Dad didn’t have a response to that.
“I’m alone with these kids. I saw your van, and I panicked. I didn’t know if we were leaving or you were staying. I just knew I couldn’t keep us all alive by myself.”
Tavia touched her arm. “You’re not by yourself anymore. I’m Tavia. That’s my son, Tobin,” she said, pointing.
“My daughter’s name is Nora, and my son is Jud.”
“And who’s this?” Darla was referring to the boy who looked to be around seven or eight, gauging by his oversized front teeth and his baby teeth on the bottom.
The boy spoke up, “Did you see that blood streak on the side of the church?”
Some of us nodded.
“That was from my teacher, Miss Stephens. She saved me from my parents when they were trying to kill me,” he said the words matter-of-factly, as if he were talking about something that had happened at school that day.

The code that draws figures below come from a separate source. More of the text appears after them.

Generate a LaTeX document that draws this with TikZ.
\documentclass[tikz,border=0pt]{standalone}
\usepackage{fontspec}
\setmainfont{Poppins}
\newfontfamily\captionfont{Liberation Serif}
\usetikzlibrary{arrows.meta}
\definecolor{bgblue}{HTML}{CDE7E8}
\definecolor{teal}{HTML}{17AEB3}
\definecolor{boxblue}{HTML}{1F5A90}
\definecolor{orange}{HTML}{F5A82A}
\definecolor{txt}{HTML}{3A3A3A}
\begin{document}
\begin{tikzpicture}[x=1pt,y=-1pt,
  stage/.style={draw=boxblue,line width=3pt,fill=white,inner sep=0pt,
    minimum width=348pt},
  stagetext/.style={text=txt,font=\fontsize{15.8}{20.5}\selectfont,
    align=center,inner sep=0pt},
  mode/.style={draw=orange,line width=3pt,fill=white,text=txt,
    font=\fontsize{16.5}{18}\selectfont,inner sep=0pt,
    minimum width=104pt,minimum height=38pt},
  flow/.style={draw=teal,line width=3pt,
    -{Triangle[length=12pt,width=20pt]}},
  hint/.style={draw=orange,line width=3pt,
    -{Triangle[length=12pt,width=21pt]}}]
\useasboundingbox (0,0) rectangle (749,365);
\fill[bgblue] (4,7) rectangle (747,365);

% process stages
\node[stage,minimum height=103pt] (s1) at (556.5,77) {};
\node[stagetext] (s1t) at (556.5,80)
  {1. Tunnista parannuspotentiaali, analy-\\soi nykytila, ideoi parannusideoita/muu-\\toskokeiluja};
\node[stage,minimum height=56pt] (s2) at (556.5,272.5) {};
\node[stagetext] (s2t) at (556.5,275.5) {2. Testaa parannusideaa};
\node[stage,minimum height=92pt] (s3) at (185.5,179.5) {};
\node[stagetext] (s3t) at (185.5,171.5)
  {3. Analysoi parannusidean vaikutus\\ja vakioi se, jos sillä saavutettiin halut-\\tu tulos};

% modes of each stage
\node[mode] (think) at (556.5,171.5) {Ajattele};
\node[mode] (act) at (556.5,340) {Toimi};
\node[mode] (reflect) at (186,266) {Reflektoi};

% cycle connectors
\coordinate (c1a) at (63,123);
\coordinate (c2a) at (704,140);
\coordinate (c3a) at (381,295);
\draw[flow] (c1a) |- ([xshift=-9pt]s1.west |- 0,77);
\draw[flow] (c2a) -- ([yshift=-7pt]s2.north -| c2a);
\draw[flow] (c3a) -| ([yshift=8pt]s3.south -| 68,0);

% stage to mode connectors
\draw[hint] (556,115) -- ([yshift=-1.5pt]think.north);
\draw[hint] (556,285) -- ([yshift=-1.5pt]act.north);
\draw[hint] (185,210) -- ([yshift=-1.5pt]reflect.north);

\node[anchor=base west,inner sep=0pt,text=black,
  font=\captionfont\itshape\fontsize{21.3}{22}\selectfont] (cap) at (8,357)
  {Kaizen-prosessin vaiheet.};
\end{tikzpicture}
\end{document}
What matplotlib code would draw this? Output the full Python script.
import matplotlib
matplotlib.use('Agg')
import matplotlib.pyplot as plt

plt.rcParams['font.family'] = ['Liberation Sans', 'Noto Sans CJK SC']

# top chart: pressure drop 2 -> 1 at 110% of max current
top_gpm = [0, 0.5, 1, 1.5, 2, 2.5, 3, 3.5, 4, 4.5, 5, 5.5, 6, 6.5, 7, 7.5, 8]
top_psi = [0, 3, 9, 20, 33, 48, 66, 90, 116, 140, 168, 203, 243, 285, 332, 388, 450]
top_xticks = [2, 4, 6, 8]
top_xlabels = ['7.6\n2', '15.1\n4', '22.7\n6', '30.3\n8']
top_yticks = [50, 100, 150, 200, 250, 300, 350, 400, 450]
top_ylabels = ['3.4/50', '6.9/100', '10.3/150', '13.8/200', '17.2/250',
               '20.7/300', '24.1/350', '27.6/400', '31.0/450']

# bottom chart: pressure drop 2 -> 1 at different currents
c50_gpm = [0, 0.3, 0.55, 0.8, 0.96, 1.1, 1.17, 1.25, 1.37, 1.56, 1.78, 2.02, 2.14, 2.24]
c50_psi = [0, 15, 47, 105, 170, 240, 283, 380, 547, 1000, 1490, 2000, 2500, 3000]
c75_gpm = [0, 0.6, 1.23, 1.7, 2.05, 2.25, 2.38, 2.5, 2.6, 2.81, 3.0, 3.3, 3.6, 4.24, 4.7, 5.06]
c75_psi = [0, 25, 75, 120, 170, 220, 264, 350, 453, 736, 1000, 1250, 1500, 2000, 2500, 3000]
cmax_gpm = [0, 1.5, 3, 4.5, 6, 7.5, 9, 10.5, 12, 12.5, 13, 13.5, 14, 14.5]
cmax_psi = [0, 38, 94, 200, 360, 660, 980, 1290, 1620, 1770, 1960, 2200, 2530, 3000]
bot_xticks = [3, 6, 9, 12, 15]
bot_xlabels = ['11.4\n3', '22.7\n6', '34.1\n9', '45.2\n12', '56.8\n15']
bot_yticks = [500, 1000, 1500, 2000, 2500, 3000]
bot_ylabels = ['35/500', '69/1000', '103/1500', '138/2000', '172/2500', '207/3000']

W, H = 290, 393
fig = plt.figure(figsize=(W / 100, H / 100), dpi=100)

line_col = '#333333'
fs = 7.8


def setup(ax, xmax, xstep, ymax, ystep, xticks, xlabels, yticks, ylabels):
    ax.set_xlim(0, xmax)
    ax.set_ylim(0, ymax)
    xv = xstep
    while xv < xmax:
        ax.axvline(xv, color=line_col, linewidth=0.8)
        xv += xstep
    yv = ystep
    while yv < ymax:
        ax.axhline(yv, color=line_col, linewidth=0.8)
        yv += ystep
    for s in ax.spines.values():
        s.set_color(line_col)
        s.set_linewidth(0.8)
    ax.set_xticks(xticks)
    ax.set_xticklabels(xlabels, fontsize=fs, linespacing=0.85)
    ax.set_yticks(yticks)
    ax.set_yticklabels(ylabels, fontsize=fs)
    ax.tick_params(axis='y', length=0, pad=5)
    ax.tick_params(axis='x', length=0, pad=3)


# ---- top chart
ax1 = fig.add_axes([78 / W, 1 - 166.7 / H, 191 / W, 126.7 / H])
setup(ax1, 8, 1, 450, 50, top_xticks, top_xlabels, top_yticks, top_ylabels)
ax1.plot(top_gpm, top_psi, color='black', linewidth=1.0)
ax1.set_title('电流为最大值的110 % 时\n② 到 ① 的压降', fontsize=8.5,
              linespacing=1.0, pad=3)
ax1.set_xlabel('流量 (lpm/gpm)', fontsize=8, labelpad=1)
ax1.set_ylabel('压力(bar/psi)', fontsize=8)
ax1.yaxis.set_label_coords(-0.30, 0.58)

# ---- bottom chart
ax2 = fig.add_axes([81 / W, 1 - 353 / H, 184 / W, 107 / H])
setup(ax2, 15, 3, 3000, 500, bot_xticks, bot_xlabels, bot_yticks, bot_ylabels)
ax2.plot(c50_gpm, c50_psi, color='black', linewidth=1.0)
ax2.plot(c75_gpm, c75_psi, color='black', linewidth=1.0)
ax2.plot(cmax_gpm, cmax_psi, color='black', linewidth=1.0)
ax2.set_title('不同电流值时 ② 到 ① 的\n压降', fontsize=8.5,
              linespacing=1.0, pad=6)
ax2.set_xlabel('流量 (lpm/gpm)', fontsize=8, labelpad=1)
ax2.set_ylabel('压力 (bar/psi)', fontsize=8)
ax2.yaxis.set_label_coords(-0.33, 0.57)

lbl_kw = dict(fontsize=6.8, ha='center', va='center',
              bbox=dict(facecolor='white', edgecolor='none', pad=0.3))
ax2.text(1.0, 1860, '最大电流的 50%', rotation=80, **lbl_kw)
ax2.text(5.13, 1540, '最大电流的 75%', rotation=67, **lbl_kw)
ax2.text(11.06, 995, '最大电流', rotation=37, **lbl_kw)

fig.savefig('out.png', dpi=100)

Darla gasped, and Tavia’s hand flew up to her mouth. Halle looked to me, not knowing how to react. Since it had all began, all I could think about was getting to my mom. I hadn’t thought about what it would be like if she were dead—or worse, if she tried to kill Halle or me.
April offered an apologetic smile and cupped the boy’s shoulders. “This is Connor. Annabelle Stephens was our first-grade teacher. She was the best. Right, Connor?”

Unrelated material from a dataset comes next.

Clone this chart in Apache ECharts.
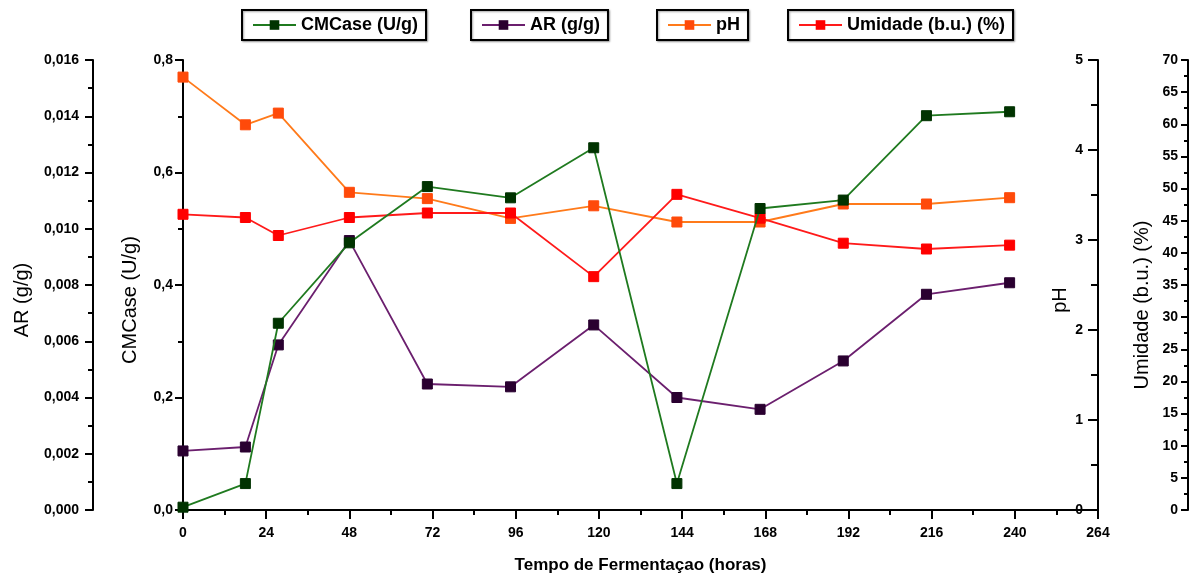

He looked up at April. His eyes darkened with guilt. “She would have lived if she hadn’t saved me.”
April frowned. “She wanted it that way. Don’t forget that. She loved you, and she wanted you to live. She would have done that for any one of you kids. We’ve discussed this, Connor. You can’t blame yourself.”
“What did you do,” I asked, “when your parents changed and chased you?”
“Jenna!” Dad scolded.
Connor’s eyes shot up to my dad and then back at me with a blank expression. “I ran.”
After I finished my sandwich and chips and downed an entire bottle of water, I helped Dad fill up the empty bottles from the tap, and then we resituated our packs.
The gunshots still continued, but they were infrequent, and I was beginning to get used to them.
Halle was playing with Madelyn and the younger boys while Connor seemed to prefer standing by the window and looking out of the holes.
Dad joined the adults to discuss what was next, but their conversation derailed somewhere between plans and theories to what had caused the virus.
“I’m just glad I never got a flu shot,” April said. “There were reports that those who had one were turning faster once they were bit.”
“I’ve heard that,” Dad said. “I had mine, so if I get bitten, I guess you’d better shoot me quick.”
“I didn’t get mine, so let me say my good-byes,” Tavia said, glancing back sadly at her son.
April scratched the back of her neck. “I still don’t understand though. People with the flu shot are turning more quickly? After they’ve been bitten? After they die?”